Although Sweet Poison author David Gillespie had told me that after a while you “just don’t want” the taste of sugar anymore, during our entire Year of No Sugar I found I kept wanting things: the croissants at our favorite bakery, an ice cream cone on a hot day, ketchup on our french fries. Sure, we got used to skipping, substituting, going without, but did we ever stop wanting?

Then the other night my husband and I had a babysitter night, so we went out to try a new restaurant. At the end of a nice meal Steve became convinced I wanted dessert. A year ago I wouldn’t have even considered it a proper meal out without that final sweet component- like fireworks being intrinsic to the fourth of July- but this time I demurred. I was full. I didn’t want any. Still, he kept encouraging me to pick something from the menu. There was no convincing him that I didn’t, in my heart of hearts, want the chocolate chip cookie sundae but- much to my astonishment- I didn’t. I mean, I really didn’t!

All this month I’ve been playing guilty catch-up from a year of denial, with my kids, with my husband, with myself: it’s pretty hard to say “no” now, after my family gave sugar up for a year, on my say-so. Because I thought it was a good idea. Because I thought it would make us healthier. Because I wanted to write about it.
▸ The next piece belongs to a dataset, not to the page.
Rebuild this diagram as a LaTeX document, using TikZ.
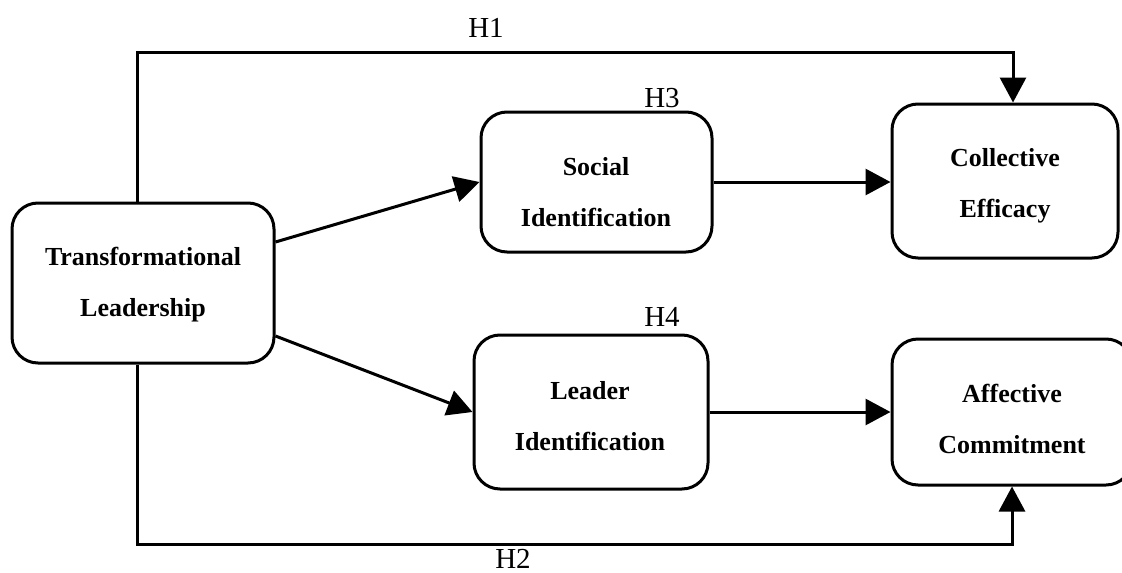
\documentclass[tikz,border=0pt]{standalone}
\usepackage{fontspec}
\setmainfont{Liberation Serif}
\usetikzlibrary{arrows.meta,calc}
\begin{document}
\begin{tikzpicture}[x=1pt,y=-1pt,
  box/.style={draw, line width=3pt, rounded corners=26pt, inner sep=0pt},
  lbl/.style={font=\fontsize{26}{51}\selectfont\bfseries, align=center, inner sep=0pt},
  hyp/.style={font=\fontsize{29}{32}\selectfont, inner sep=0pt},
  arr/.style={line width=3pt, -{Triangle[length=25pt,width=26pt]}}]
\useasboundingbox (0,0) rectangle (1122,573);
\clip (0,0) rectangle (1122,573);
\fill[white] (0,0) rectangle (1122,573);

% boxes
\node[box, minimum width=262pt, minimum height=160pt] (tl) at (143,283) {};
\node[box, minimum width=231pt, minimum height=140pt] (si) at (596.5,182) {};
\node[box, minimum width=226pt, minimum height=154pt] (ce) at (1005,181) {};
\node[box, minimum width=234pt, minimum height=154pt] (li) at (591,412) {};
\node[box, minimum width=240pt, minimum height=146pt] (ac) at (1012,412) {};

% box texts
\node[lbl] (tlt) at (143,285) {Transformational\\Leadership};
\node[lbl] (sit) at (596,192) {Social\\Identification};
\node[lbl] (cet) at (1005,186) {Collective\\Efficacy};
\node[lbl] (lit) at (590,416) {Leader\\Identification};
\node[lbl] (act) at (1012,419) {Affective\\Commitment};

% hypothesis labels
\node[hyp] (h1) at (486,28) {H1};
\node[hyp] (h3) at (662,98) {H3};
\node[hyp] (h4) at (662,317) {H4};
\node[hyp] (h2) at (513,559) {H2};

% connectors
\coordinate (c1) at (1013,52);
\coordinate (c2) at (1012,544);
\draw[arr] ([xshift=-6pt]tl.north) |- (c1) -- (c1 |- ce.north);
\draw[arr] ([xshift=-6pt]tl.south) |- (c2) -- (c2 |- ac.south);
\draw[arr] ([yshift=41pt]tl.east) -- (si.west);
\draw[arr] ([yshift=-53pt]tl.east) -- (li.west);
\draw[arr] (si.east) -- (si.east -| ce.west);
\draw[arr] (li.east) -- (li.east -| ac.west);
\end{tikzpicture}
\end{document}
So I don’t say no as much as I want to right now. Selfishly, I don’t want my kids to think I’ve become the Scrooge of the food universe, or my husband to think he’s lost his fun wife who used to get all giddy at the thought of combining chocolate and peanut butter. I still do, after all. I’m still fun. Right?

Right?

So did we order the ridiculously sinful chocolate chip cookie in a cast iron pan with ice-cream and whipped cream on top? Sure we did, because I’m still fun, damn it. I was almost embarrassed by the conspicous decadence of the thing when it arrived- I felt as if we had a circus elephant sitting on our table. I had a few bites and of course it was very good- in the way that only a warm cookie with cold ice cream on it can be. Very good. But then I put my fork down. I was happy to see that really, really, I could take it or leave it.

And if that’s the ultimate legacy of our year, I’ll take it.